§ **Source data**:
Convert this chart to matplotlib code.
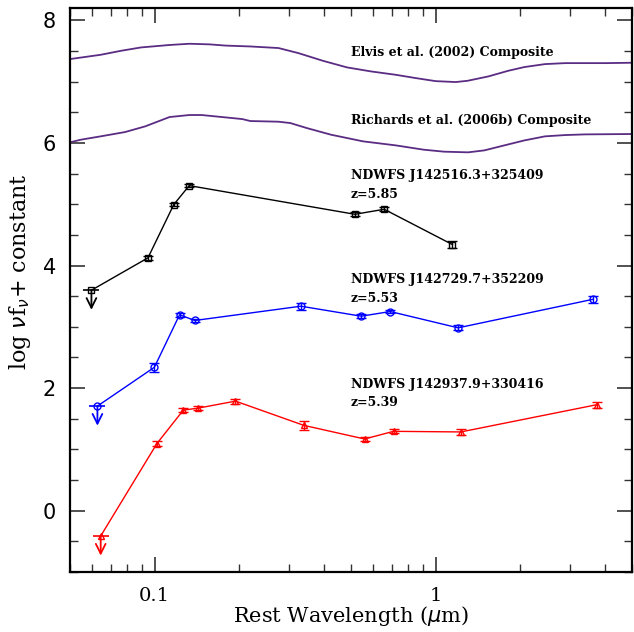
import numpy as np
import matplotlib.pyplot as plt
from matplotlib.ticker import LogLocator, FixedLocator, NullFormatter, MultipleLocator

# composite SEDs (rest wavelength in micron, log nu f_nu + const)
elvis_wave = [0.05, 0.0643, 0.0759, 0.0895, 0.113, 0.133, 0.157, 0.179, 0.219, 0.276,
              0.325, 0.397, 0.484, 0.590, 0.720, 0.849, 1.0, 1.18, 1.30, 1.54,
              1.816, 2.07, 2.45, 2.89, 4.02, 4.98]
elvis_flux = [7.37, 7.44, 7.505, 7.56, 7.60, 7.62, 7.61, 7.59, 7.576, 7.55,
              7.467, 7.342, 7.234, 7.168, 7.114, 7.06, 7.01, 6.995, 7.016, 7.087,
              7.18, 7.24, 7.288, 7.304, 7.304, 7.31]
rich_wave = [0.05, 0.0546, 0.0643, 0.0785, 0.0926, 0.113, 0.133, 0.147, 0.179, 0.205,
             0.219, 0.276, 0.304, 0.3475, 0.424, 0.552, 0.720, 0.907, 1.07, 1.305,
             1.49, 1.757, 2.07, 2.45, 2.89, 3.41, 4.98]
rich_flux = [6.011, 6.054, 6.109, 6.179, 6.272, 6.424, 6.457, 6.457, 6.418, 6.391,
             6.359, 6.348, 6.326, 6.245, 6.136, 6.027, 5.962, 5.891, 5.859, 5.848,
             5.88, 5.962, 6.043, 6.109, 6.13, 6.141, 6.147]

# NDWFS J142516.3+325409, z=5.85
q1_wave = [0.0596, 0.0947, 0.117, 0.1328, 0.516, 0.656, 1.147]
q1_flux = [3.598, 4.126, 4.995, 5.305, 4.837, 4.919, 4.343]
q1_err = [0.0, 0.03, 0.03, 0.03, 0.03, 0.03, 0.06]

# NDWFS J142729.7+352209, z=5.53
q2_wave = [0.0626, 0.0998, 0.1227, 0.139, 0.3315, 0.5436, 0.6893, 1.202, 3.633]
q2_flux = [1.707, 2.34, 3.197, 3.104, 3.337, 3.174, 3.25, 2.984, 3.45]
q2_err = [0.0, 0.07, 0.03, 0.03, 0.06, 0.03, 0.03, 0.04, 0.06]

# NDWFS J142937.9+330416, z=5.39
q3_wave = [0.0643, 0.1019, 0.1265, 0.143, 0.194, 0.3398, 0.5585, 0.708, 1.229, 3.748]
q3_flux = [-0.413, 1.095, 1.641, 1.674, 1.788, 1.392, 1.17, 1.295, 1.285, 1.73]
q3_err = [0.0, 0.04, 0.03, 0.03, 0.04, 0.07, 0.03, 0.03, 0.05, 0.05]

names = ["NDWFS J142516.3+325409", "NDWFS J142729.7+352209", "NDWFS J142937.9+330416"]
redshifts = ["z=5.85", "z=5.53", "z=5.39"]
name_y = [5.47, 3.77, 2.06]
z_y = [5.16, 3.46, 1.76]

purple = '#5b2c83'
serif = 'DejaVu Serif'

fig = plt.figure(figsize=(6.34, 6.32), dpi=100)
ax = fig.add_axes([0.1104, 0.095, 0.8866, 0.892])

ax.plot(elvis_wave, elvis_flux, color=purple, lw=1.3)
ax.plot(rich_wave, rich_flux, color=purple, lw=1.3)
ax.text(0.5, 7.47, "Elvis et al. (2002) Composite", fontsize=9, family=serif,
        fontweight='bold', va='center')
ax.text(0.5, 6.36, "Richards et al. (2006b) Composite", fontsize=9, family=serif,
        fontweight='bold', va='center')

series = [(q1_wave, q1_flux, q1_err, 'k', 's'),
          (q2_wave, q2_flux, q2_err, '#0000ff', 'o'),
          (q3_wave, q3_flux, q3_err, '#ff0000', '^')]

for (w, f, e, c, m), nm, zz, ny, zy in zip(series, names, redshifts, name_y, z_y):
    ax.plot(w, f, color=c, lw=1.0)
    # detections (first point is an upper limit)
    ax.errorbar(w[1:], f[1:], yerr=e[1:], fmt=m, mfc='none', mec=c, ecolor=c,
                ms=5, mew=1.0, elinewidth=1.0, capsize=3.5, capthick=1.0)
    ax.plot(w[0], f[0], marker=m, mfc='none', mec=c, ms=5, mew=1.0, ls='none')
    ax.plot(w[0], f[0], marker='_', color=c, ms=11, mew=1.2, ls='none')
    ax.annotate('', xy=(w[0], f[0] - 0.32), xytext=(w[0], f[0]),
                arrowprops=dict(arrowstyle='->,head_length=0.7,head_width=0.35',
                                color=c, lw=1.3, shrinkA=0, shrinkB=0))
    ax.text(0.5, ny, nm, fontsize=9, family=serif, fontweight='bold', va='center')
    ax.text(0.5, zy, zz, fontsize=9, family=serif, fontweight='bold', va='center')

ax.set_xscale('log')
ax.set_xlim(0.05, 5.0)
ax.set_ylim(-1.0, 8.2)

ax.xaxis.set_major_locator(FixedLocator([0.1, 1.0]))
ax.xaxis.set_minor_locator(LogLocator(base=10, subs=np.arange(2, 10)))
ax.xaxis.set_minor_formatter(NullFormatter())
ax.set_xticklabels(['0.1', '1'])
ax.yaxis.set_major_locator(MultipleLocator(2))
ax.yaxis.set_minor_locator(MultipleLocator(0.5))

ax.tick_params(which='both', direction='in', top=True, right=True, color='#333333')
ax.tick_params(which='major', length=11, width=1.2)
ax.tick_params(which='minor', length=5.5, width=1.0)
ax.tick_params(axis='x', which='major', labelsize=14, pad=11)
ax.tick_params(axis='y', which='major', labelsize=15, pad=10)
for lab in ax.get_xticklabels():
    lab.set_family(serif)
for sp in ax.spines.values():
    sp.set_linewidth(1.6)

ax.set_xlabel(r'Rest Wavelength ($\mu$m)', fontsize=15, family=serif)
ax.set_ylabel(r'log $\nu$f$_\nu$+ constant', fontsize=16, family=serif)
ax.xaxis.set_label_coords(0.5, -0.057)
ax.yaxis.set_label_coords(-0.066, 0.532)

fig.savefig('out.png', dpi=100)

§ **Exercise**: All of the lines above should be retyped precisely, apart from the pictures.

§ **Output of the task**:
Convert this chart to matplotlib code.
import numpy as np
import matplotlib.pyplot as plt
from matplotlib.ticker import LogLocator, FixedLocator, NullFormatter, MultipleLocator

# composite SEDs (rest wavelength in micron, log nu f_nu + const)
elvis_wave = [0.05, 0.0643, 0.0759, 0.0895, 0.113, 0.133, 0.157, 0.179, 0.219, 0.276,
              0.325, 0.397, 0.484, 0.590, 0.720, 0.849, 1.0, 1.18, 1.30, 1.54,
              1.816, 2.07, 2.45, 2.89, 4.02, 4.98]
elvis_flux = [7.37, 7.44, 7.505, 7.56, 7.60, 7.62, 7.61, 7.59, 7.576, 7.55,
              7.467, 7.342, 7.234, 7.168, 7.114, 7.06, 7.01, 6.995, 7.016, 7.087,
              7.18, 7.24, 7.288, 7.304, 7.304, 7.31]
rich_wave = [0.05, 0.0546, 0.0643, 0.0785, 0.0926, 0.113, 0.133, 0.147, 0.179, 0.205,
             0.219, 0.276, 0.304, 0.3475, 0.424, 0.552, 0.720, 0.907, 1.07, 1.305,
             1.49, 1.757, 2.07, 2.45, 2.89, 3.41, 4.98]
rich_flux = [6.011, 6.054, 6.109, 6.179, 6.272, 6.424, 6.457, 6.457, 6.418, 6.391,
             6.359, 6.348, 6.326, 6.245, 6.136, 6.027, 5.962, 5.891, 5.859, 5.848,
             5.88, 5.962, 6.043, 6.109, 6.13, 6.141, 6.147]

# NDWFS J142516.3+325409, z=5.85
q1_wave = [0.0596, 0.0947, 0.117, 0.1328, 0.516, 0.656, 1.147]
q1_flux = [3.598, 4.126, 4.995, 5.305, 4.837, 4.919, 4.343]
q1_err = [0.0, 0.03, 0.03, 0.03, 0.03, 0.03, 0.06]

# NDWFS J142729.7+352209, z=5.53
q2_wave = [0.0626, 0.0998, 0.1227, 0.139, 0.3315, 0.5436, 0.6893, 1.202, 3.633]
q2_flux = [1.707, 2.34, 3.197, 3.104, 3.337, 3.174, 3.25, 2.984, 3.45]
q2_err = [0.0, 0.07, 0.03, 0.03, 0.06, 0.03, 0.03, 0.04, 0.06]

# NDWFS J142937.9+330416, z=5.39
q3_wave = [0.0643, 0.1019, 0.1265, 0.143, 0.194, 0.3398, 0.5585, 0.708, 1.229, 3.748]
q3_flux = [-0.413, 1.095, 1.641, 1.674, 1.788, 1.392, 1.17, 1.295, 1.285, 1.73]
q3_err = [0.0, 0.04, 0.03, 0.03, 0.04, 0.07, 0.03, 0.03, 0.05, 0.05]

names = ["NDWFS J142516.3+325409", "NDWFS J142729.7+352209", "NDWFS J142937.9+330416"]
redshifts = ["z=5.85", "z=5.53", "z=5.39"]
name_y = [5.47, 3.77, 2.06]
z_y = [5.16, 3.46, 1.76]

purple = '#5b2c83'
serif = 'DejaVu Serif'

fig = plt.figure(figsize=(6.34, 6.32), dpi=100)
ax = fig.add_axes([0.1104, 0.095, 0.8866, 0.892])

ax.plot(elvis_wave, elvis_flux, color=purple, lw=1.3)
ax.plot(rich_wave, rich_flux, color=purple, lw=1.3)
ax.text(0.5, 7.47, "Elvis et al. (2002) Composite", fontsize=9, family=serif,
        fontweight='bold', va='center')
ax.text(0.5, 6.36, "Richards et al. (2006b) Composite", fontsize=9, family=serif,
        fontweight='bold', va='center')

series = [(q1_wave, q1_flux, q1_err, 'k', 's'),
          (q2_wave, q2_flux, q2_err, '#0000ff', 'o'),
          (q3_wave, q3_flux, q3_err, '#ff0000', '^')]

for (w, f, e, c, m), nm, zz, ny, zy in zip(series, names, redshifts, name_y, z_y):
    ax.plot(w, f, color=c, lw=1.0)
    # detections (first point is an upper limit)
    ax.errorbar(w[1:], f[1:], yerr=e[1:], fmt=m, mfc='none', mec=c, ecolor=c,
                ms=5, mew=1.0, elinewidth=1.0, capsize=3.5, capthick=1.0)
    ax.plot(w[0], f[0], marker=m, mfc='none', mec=c, ms=5, mew=1.0, ls='none')
    ax.plot(w[0], f[0], marker='_', color=c, ms=11, mew=1.2, ls='none')
    ax.annotate('', xy=(w[0], f[0] - 0.32), xytext=(w[0], f[0]),
                arrowprops=dict(arrowstyle='->,head_length=0.7,head_width=0.35',
                                color=c, lw=1.3, shrinkA=0, shrinkB=0))
    ax.text(0.5, ny, nm, fontsize=9, family=serif, fontweight='bold', va='center')
    ax.text(0.5, zy, zz, fontsize=9, family=serif, fontweight='bold', va='center')

ax.set_xscale('log')
ax.set_xlim(0.05, 5.0)
ax.set_ylim(-1.0, 8.2)

ax.xaxis.set_major_locator(FixedLocator([0.1, 1.0]))
ax.xaxis.set_minor_locator(LogLocator(base=10, subs=np.arange(2, 10)))
ax.xaxis.set_minor_formatter(NullFormatter())
ax.set_xticklabels(['0.1', '1'])
ax.yaxis.set_major_locator(MultipleLocator(2))
ax.yaxis.set_minor_locator(MultipleLocator(0.5))

ax.tick_params(which='both', direction='in', top=True, right=True, color='#333333')
ax.tick_params(which='major', length=11, width=1.2)
ax.tick_params(which='minor', length=5.5, width=1.0)
ax.tick_params(axis='x', which='major', labelsize=14, pad=11)
ax.tick_params(axis='y', which='major', labelsize=15, pad=10)
for lab in ax.get_xticklabels():
    lab.set_family(serif)
for sp in ax.spines.values():
    sp.set_linewidth(1.6)

ax.set_xlabel(r'Rest Wavelength ($\mu$m)', fontsize=15, family=serif)
ax.set_ylabel(r'log $\nu$f$_\nu$+ constant', fontsize=16, family=serif)
ax.xaxis.set_label_coords(0.5, -0.057)
ax.yaxis.set_label_coords(-0.066, 0.532)

fig.savefig('out.png', dpi=100)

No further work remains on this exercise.